▶ JOB: Look at the data below and print exactly the lines from its first line through the line with "from bokeh.resources import INLINE"; the pictures stay out of the copy.

--- BEGIN ---

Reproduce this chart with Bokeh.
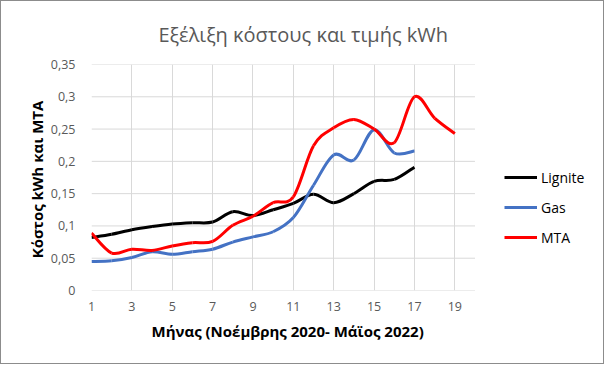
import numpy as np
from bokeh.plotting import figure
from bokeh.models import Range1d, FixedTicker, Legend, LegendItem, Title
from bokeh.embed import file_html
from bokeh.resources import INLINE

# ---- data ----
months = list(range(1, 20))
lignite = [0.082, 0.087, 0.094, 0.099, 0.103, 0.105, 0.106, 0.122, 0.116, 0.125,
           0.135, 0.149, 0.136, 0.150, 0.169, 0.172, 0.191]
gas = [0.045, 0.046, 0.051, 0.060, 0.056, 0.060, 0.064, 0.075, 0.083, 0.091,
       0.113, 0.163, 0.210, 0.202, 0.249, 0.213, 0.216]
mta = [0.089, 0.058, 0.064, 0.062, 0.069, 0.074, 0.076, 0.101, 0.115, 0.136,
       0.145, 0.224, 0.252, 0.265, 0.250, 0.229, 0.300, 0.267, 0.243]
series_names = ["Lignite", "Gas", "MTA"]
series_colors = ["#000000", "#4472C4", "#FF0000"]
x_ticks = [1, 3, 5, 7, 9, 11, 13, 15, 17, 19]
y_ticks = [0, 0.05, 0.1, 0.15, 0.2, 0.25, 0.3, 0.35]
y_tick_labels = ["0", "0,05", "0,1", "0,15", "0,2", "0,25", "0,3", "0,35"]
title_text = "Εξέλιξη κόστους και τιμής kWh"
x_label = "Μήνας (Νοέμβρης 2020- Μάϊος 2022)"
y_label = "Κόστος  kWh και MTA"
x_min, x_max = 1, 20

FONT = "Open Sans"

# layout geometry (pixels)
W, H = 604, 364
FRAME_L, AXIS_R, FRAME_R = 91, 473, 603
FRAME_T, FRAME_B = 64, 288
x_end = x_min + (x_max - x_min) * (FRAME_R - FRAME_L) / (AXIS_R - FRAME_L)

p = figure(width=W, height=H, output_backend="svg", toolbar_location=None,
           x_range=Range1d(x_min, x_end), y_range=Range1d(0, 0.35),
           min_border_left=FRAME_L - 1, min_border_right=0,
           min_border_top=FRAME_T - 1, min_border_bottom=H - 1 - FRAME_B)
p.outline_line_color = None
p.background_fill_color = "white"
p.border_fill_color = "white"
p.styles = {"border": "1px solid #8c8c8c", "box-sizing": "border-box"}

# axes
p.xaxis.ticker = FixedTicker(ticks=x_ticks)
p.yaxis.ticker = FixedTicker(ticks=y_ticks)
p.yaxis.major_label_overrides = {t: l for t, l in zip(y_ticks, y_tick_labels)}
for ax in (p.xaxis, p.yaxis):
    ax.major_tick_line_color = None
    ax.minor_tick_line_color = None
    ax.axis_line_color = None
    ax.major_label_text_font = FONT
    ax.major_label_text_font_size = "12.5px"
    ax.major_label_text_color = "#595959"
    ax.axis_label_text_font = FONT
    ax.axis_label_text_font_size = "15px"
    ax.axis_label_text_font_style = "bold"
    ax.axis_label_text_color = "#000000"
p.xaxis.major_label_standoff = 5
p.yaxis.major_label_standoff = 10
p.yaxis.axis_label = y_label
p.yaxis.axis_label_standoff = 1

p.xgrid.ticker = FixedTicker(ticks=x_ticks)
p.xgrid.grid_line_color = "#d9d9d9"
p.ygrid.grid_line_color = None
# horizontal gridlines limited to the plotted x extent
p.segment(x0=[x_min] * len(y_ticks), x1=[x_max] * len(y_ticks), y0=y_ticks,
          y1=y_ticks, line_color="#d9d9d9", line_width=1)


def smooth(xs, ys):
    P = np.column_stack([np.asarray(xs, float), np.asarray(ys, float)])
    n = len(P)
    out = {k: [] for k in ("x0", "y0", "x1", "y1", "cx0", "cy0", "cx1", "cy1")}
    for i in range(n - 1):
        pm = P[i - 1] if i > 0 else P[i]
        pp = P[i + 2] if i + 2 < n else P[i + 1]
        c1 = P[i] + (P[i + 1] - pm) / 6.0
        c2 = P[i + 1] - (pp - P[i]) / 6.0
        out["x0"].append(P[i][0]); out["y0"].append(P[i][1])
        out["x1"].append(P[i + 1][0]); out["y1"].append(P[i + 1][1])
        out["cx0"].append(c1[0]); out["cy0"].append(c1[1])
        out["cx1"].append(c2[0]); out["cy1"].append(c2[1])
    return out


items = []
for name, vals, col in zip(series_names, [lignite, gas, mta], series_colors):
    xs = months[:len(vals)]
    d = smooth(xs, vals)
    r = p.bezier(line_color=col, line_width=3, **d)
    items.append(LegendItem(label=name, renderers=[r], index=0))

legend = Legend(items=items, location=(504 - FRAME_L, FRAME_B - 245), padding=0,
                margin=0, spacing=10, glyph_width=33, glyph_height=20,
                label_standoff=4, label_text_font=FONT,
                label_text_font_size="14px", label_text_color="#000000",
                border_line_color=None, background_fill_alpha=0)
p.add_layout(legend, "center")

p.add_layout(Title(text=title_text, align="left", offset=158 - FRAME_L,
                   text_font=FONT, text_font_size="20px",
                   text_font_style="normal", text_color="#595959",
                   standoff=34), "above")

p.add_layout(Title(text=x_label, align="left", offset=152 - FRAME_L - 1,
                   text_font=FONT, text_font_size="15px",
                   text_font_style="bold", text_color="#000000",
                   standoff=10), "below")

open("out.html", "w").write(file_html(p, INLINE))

--- END ---

▶ SOLUTION TO THIS TASK:
Reproduce this chart with Bokeh.
import numpy as np
from bokeh.plotting import figure
from bokeh.models import Range1d, FixedTicker, Legend, LegendItem, Title
from bokeh.embed import file_html
from bokeh.resources import INLINE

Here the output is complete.